Many children in Hackney schools are learning English as a second language, and reading recovery has an important role in improving attainment; some65 per cent.—well over half—have English as an additional language, and 25 per cent are Turkish or Kurdish speaking. I have discussed some of the issues for Turkish and Kurdish speakers in my constituency with the DFES. A couple of weeks ago, I spoke to parents at Alevi, which is a large Turkish and Kurdish organisation, about the challenges that face their children. They are concerned that their children are slipping behind in schools. It is a question not of their intelligence but of the barriers that are created, partly through language. I also gave those parents a challenge. I said that their children will not do so well unless they speak English, or even Turkish, at home. Many Hackney schools provide Turkish literacy lessons for parents, so that they learn to improve their speaking with their children in their mother tongue. That provides an enormous benefit.

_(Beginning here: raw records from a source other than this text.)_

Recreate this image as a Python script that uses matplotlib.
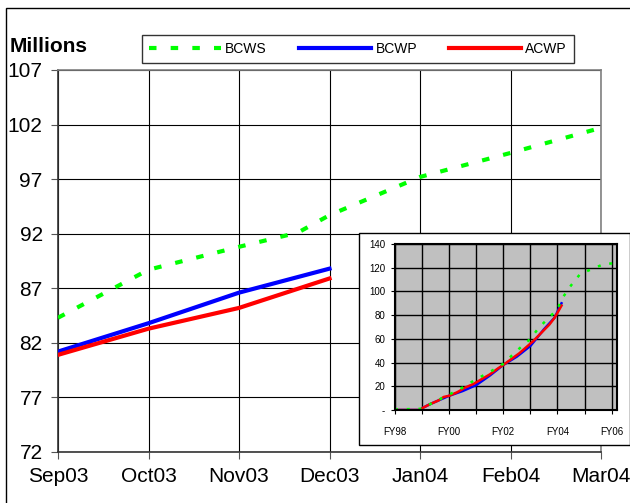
import numpy as np
import matplotlib
matplotlib.use('Agg')
import matplotlib.pyplot as plt
from matplotlib.patches import Rectangle

plt.rcParams['font.family'] = ['Liberation Sans', 'DejaVu Sans']

# main chart data (millions)
months = ['Sep03', 'Oct03', 'Nov03', 'Dec03', 'Jan04', 'Feb04', 'Mar04']
bcws_x = [0, 1, 2, 2.65, 3, 4, 5, 6]
bcws = [84.3, 88.7, 90.8, 92.1, 93.7, 97.2, 99.4, 101.7]
bcwp = [81.2, 83.8, 86.6, 88.8]
acwp = [80.9, 83.3, 85.2, 87.9]
yticks = [72, 77, 82, 87, 92, 97, 102, 107]

# inset data (years since FY98, millions)
fy_labels = ['FY98', 'FY00', 'FY02', 'FY04', 'FY06']
in_ws_x = [0, 1.0, 1.3, 2.0, 2.5, 3.0, 3.5, 4.0, 4.5, 5.0, 5.3, 5.6, 6.0, 6.2, 6.5, 6.85, 7.3, 7.7, 8.2]
in_ws_y = [0.5, 1, 5, 13, 19, 26, 32, 39, 50, 60, 69, 76, 85, 95, 105, 115, 119, 123, 124]
in_wp_x = [0, 0.95, 1.0, 1.3, 1.6, 2.0, 2.5, 3.0, 3.5, 4.0, 4.5, 5.0, 5.5, 5.9, 6.15]
in_wp_y = [0, 0, 1.5, 5, 8, 12, 16, 21, 29, 38, 45, 54, 68, 78, 90]
in_ac_x = [0, 0.95, 1.0, 1.3, 1.6, 1.8, 2.0, 2.3, 2.6, 2.9, 3.2, 3.5, 3.8, 4.0, 4.3, 4.6, 4.9, 5.1, 5.4, 5.7, 5.9, 6.15]
in_ac_y = [0, 0, 1.5, 5, 8, 11, 12, 15, 19, 22, 26, 30, 35, 38, 43, 48, 54, 58, 65, 72, 78, 88]
in_yticks = [0, 20, 40, 60, 80, 100, 120, 140]

fig = plt.figure(figsize=(6.3, 5.03), dpi=100)

# outer frame
fig.patches.append(Rectangle((6/630, -0.05), 1.0, 1 - 8/503 + 0.05, transform=fig.transFigure,
                             fill=False, edgecolor='black', linewidth=1.0, zorder=0))

ax = fig.add_axes([58/630, 1 - 452/503, 543/630, 382/503])
ax.plot(range(len(bcwp)), bcwp, color='#0000ff', lw=3, label='BCWP', zorder=3)
ax.plot(range(len(acwp)), acwp, color='#ff0000', lw=3, label='ACWP', zorder=3)
ax.plot(bcws_x, bcws, color='#00ff00', lw=3, dashes=(1.8, 3.4), label='BCWS', zorder=3)
ax.set_xlim(0, 6)
ax.set_ylim(72, 107)
ax.set_xticks(range(len(months)))
ax.set_xticklabels(months)
ax.set_yticks(yticks)
ax.grid(True, color='black', lw=0.8)
ax.tick_params(labelsize=15, length=5, color='#555555', pad=6)
for s in ax.spines.values():
    s.set_color('#808080')
    s.set_linewidth(1.2)
ax.spines['left'].set_color('#333333')
ax.spines['bottom'].set_color('#333333')

fig.text(10/630, 1 - 47/503, 'Millions', fontsize=15, fontweight='bold', va='center', ha='left')

h, l = ax.get_legend_handles_labels()
order = [2, 0, 1]
fig.legend([h[i] for i in order], [l[i] for i in order], loc='center', ncol=3, mode='expand',
           bbox_to_anchor=(142/630, 1 - 65/503, 432/630, 32/503), fontsize=10,
           frameon=True, fancybox=False, edgecolor='black', handlelength=5.2,
           borderaxespad=0, handletextpad=0.3, columnspacing=1.5, borderpad=0.5)
fig.legends[0].get_frame().set_linewidth(1.0)

# inset box
fig.patches.append(Rectangle((359/630, 1 - 445/503), 271/630, 212/503, transform=fig.transFigure,
                             facecolor='white', edgecolor='black', linewidth=1.0, zorder=5))

ins = fig.add_axes([395/630, 1 - 410/503, 222/630, 166/503])
ins.set_zorder(6)
ins.set_facecolor('#c0c0c0')
ins.plot(in_wp_x, in_wp_y, color='#0000ff', lw=1.8)
ins.plot(in_ac_x, in_ac_y, color='#ff0000', lw=1.8)
ins.plot(in_ws_x, in_ws_y, color='#00ff00', lw=1.8, dashes=(1.2, 3.5))
ins.set_xlim(0, 8.2)
ins.set_ylim(0, 140)
ins.set_xticks(np.arange(0, 8.5, 1))
ins.set_xticklabels([fy_labels[i // 2] if i % 2 == 0 else '' for i in range(9)])
ins.set_yticks(in_yticks)
ins.set_yticklabels(['-'] + [str(v) for v in in_yticks[1:]])
ins.grid(True, color='black', lw=1.0)
ins.tick_params(labelsize=7, length=3)
ins.tick_params(axis='x', pad=9)
ins.tick_params(axis='y', pad=4)
for s in ins.spines.values():
    s.set_color('black')
    s.set_linewidth(1.5)

fig.savefig('out.png', dpi=100)
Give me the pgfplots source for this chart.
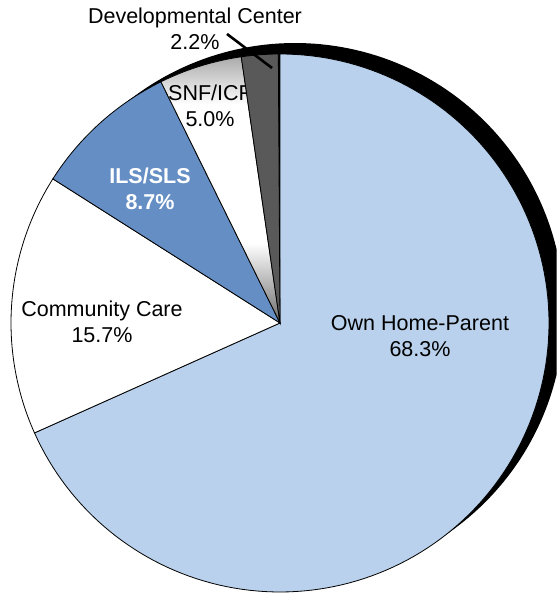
\documentclass[border=0pt]{standalone}
\usepackage{fontspec}
\setmainfont{Liberation Sans}
\usepackage{pgfplots}
\pgfplotsset{compat=1.18}
\usepackage{pgfplotstable}

\definecolor{ownblue}{HTML}{B9D1EC}
\definecolor{ilsblue}{HTML}{658FC4}
\definecolor{devgray}{HTML}{595959}

% vertical gradient of the SNF/ICF slice (25bp = bottom, 75bp = top of the path)
\pgfdeclareverticalshading{snf}{100bp}{color(0bp)=(black!58); color(25bp)=(black!58);
  color(40bp)=(white); color(66bp)=(white); color(75bp)=(black!33); color(100bp)=(black!33)}

% shares in percent, clockwise from 12 o'clock
\pgfplotstableread{
label share
own 68.3
cc 15.7
ils 8.7
snf 5.0
dc 2.2
}\shares
\pgfplotstablegetelem{0}{share}\of\shares \let\pA\pgfplotsretval
\pgfplotstablegetelem{1}{share}\of\shares \let\pB\pgfplotsretval
\pgfplotstablegetelem{2}{share}\of\shares \let\pC\pgfplotsretval
\pgfplotstablegetelem{3}{share}\of\shares \let\pD\pgfplotsretval
\pgfplotstablegetelem{4}{share}\of\shares \let\pE\pgfplotsretval
\pgfmathsetmacro\aA{90-3.6*\pA}
\pgfmathsetmacro\aB{\aA-3.6*\pB}
\pgfmathsetmacro\aC{\aB-3.6*\pC}
\pgfmathsetmacro\aD{\aC-3.6*\pD}
\pgfmathsetmacro\aE{\aD-3.6*\pE}

\tikzset{lbl/.style={font=\fontsize{21.5}{26}\selectfont, align=center, inner sep=0pt}}

\begin{document}%
\begin{tikzpicture}
\begin{axis}[
  width=558pt, height=594pt, scale only axis,
  xmin=0, xmax=558, ymin=0, ymax=594,
  axis lines=none, ticks=none, clip=true,
]
% shadow (cut at the right edge of the picture)
\addplot[draw=none, fill=black, domain=0:360, samples=240, restrict x to domain=0:558]
  ({295+269*cos(x)},{282+269*sin(x)}) -- cycle;
% slices
\addplot[fill=ownblue, draw=black, line width=0.8pt, domain=\aA:90, samples=150]
  ({280+269*cos(x)},{271+269*sin(x)}) -- (280,271) -- cycle;
\addplot[fill=white, draw=black, line width=0.8pt, domain=\aB:\aA, samples=60]
  ({280+269*cos(x)},{271+269*sin(x)}) -- (280,271) -- cycle;
\addplot[fill=ilsblue, draw=black, line width=0.8pt, domain=\aC:\aB, samples=40]
  ({280+269*cos(x)},{271+269*sin(x)}) -- (280,271) -- cycle;
\addplot[shade, shading=snf, draw=black, line width=0.8pt, domain=\aD:\aC, samples=30]
  ({280+269*cos(x)},{271+269*sin(x)}) -- (280,271) -- cycle;
\node[lbl] at (210,488) {SNF/ICF\\5.0\%};
\addplot[fill=devgray, draw=black, line width=0.8pt, domain=\aE:\aD, samples=20]
  ({280+269*cos(x)},{271+269*sin(x)}) -- (280,271) -- cycle;
% leader line
\addplot[black, line width=2.6pt] coordinates {(227,560) (272,526)};
% labels
\node[lbl] at (195,565) {Developmental Center\\2.2\%};
\node[lbl, text=white, font=\fontsize{21.5}{26}\selectfont\bfseries] at (150,405) {ILS/SLS\\8.7\%};
\node[lbl] at (102,272) {Community Care\\15.7\%};
\node[lbl] at (420,258) {Own Home-Parent\\68.3\%};
\end{axis}
\path (0,0) rectangle (558pt,594pt);
\end{tikzpicture}%
\end{document}
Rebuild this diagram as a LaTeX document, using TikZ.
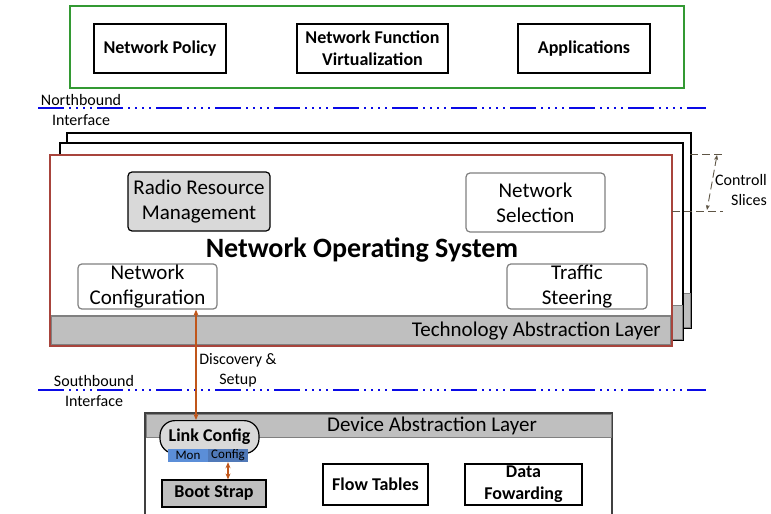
\documentclass[tikz,border=0pt]{standalone}
\usepackage{fontspec}
\setmainfont{Carlito}
\usetikzlibrary{arrows.meta}

\definecolor{appGreen}{HTML}{339933}
\definecolor{nosRed}{HTML}{A8443C}
\definecolor{linkOrange}{HTML}{C0561A}
\definecolor{ifBlue}{HTML}{0A0AE6}
\definecolor{barGray}{HTML}{BFBFBF}
\definecolor{boxGray}{HTML}{D9D9D9}
\definecolor{monBlue}{HTML}{5B8ED8}
\definecolor{cfgBlue}{HTML}{5079B8}
\definecolor{sliceBrown}{HTML}{5E5545}

\def \fsBig {\fontsize{18}{22}\selectfont}
\def \fsReg {\fontsize{21}{25}\selectfont}
\def \fsSmall {\fontsize{16}{20}\selectfont}

\tikzset{
  appbox/.style={draw, line width=1.2pt, minimum width=132pt, minimum height=49pt,
    align=center, inner sep=1pt, font=\bfseries\fsBig},
  nosbox/.style={draw=gray, line width=1.2pt, rounded corners=4pt, fill=white,
    minimum width=139pt, minimum height=59pt, align=center, inner sep=1pt, font=\fsReg},
  devbox/.style={draw, line width=1.2pt, minimum width=105pt, minimum height=41pt,
    align=center, inner sep=1pt, font=\bfseries\fsBig},
  ifline/.style={ifBlue, line width=2.6pt,
    dash pattern=on 26pt off 5pt on 2pt off 5pt on 2pt off 5pt on 2pt off 5pt on 2pt off 5pt},
  biarrow/.style={linkOrange, line width=1.4pt, {Stealth[length=6pt,width=5pt]}-{Stealth[length=6pt,width=5pt]}},
  sliceline/.style={sliceBrown, line width=0.9pt, dash pattern=on 8pt off 4pt},
  lbl/.style={align=center, inner sep=0pt, font=\fsSmall}
}

\begin{document}
\begin{tikzpicture}[x=1pt,y=-1pt]
\useasboundingbox (0,0) rectangle (771,514);

% applications on top
\draw[appGreen, line width=1.4pt] (70,6) rectangle (684,88);
\node[appbox] (policy) at (160,48.5) {Network Policy};
\node[appbox, minimum width=151pt] (nfv) at (372.5,48.5) {Network Function\\Virtualization};
\node[appbox] (apps) at (584,48.5) {Applications};

% northbound interface
\draw[ifline] (38,108) -- (706,108);
\node[lbl] (north) at (81,110) {Northbound\\Interface};

% control slices, back to front
\filldraw[fill=white, line width=1.4pt] (67,133) rectangle (691,328);
\filldraw[fill=barGray, draw=gray] (67,293) rectangle (690,327);
\filldraw[fill=white, line width=1.4pt] (60,143) rectangle (683,340);
\filldraw[fill=barGray, draw=gray] (60,305) rectangle (682,339);
\filldraw[fill=white, draw=nosRed, line width=1.2pt] (50,155) rectangle (672,346);
\filldraw[fill=barGray, draw=gray, line width=1.2pt] (51,316) rectangle (671,345);
\draw[nosRed, line width=1.2pt] (50,155) rectangle (672,346);
\node[anchor=east, inner sep=0pt, font=\fsReg] (tal) at (661,331) {Technology Abstraction Layer};

\node[nosbox, draw=black, fill=boxGray, minimum width=142pt] (rrm) at (199,201.5) {Radio Resource\\Management};
\node[nosbox] (netsel) at (535.5,202.5) {Network\\Selection};
\node[nosbox, minimum height=45pt] (netcfg) at (147.5,286.5) {Network\\Configuration};
\node[nosbox, minimum width=140pt, minimum height=45pt] (traffic) at (577,286.5) {Traffic\\Steering};
\node[inner sep=0pt, font=\bfseries\fontsize{28}{32}\selectfont] (nos) at (362,250) {Network Operating System};

% slices marker
\draw[sliceline] (690,154) -- (723,154);
\draw[sliceline] (672,211) -- (723,211);
\coordinate (slicetop) at (717,155);
\coordinate (slicebot) at (707,210);
\draw[sliceline, {Stealth[length=5pt,width=4pt]}-{Stealth[length=5pt,width=4pt]}] (slicetop) -- (slicebot);
\node[align=right, inner sep=0pt, font=\fsSmall] (slices) at (741,190) {Controll\\Slices};

% southbound interface
\draw[ifline] (38,390) -- (706,390);
\node[lbl] (south) at (94,391) {Southbound\\Interface};

% device side
\draw[line width=1.4pt, draw=darkgray] (145,520) -- (145,413) -- (612,413) -- (612,520);
\filldraw[fill=barGray, draw=gray] (146,414) rectangle (611,437);
\node[font=\fsReg, inner sep=0pt] (dal) at (432,426) {Device Abstraction Layer};

\node[draw, line width=1.2pt, fill=boxGray, rounded corners=15pt, minimum width=99pt,
  minimum height=33pt, inner sep=0pt, font=\bfseries\fsBig, anchor=north] (linkcfg) at (209.5,420) {\raisebox{4pt}{Link Config}};
\node[fill=monBlue, minimum width=40pt, minimum height=13pt, inner sep=0pt,
  font=\fontsize{13}{13}\selectfont] (mon) at (188,455.5) {Mon};
\node[fill=cfgBlue, minimum width=40pt, minimum height=13pt, inner sep=0pt,
  font=\fontsize{13}{13}\selectfont] (cfgcell) at (228,455.5) {Config};

\node[devbox, fill=barGray, minimum width=104pt, minimum height=27pt] (boot) at (214,493.5) {Boot Strap};
\node[devbox] (flow) at (375.5,484.5) {Flow Tables};
\node[devbox, minimum width=117pt] (fwd) at (523.5,484.5) {Data\\Fowarding};

% links
\coordinate (disc) at (196,0);
\draw[biarrow] (netcfg.south -| disc) -- (linkcfg.north -| disc);
\node[lbl] (discovery) at (238,370) {Discovery \&\\Setup};
\draw[biarrow] (cfgcell.south) -- (cfgcell.south |- boot.north);
\end{tikzpicture}
\end{document}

Recently, I spoke to another hon. Member who represents a London constituency, who told me that some early research is being done—so I shall not name the constituency at this point—that seems to indicate that children who attend additional Saturday school English and Turkish classes then do better at GCSE level. We are collating that research, and I flag this up to the Minister because there is a London-wide issue about how our Turkish and Kurdish children are achieving. I want the slower rate of progress to change so that their achievement is on a par with that of other ethnic groups that have English as a second language.

There have been major successes in the achievement of black boys. I give credit to my hon. Friend the Member for Hackney, North and Stoke Newington (Ms Abbott), who represents my neighbouring constituency and who pioneered the issue before it was flavour of the month. She put it on the educational map. We need to do similar things with the education of Turkish and Kurdish pupils, and she, and others in Hackney and across London, are trying to do that. I want to flag that up to the Minister because he will be hearing more about it from a number of us over the coming months.

I return to the issue of reading recovery. Reading recovery teachers train and support teaching assistants in the talking partners programme, which focuses on important oral language skills for children: developing the speaking and listening skills that underpin literacy. As other hon. Members have said, many children do not get that development at home.

It is important to ensure that investment is made in language development in schools. My hon. Friend the Member for Nottingham, North referred to the perfect world that we may one day been in, where parents have all the parental support that some get through Hackney schools and hopefully others get through schools in his constituency. Parents do not all get that now, so we must ensure that we provide it in schools alongside the important parental learning.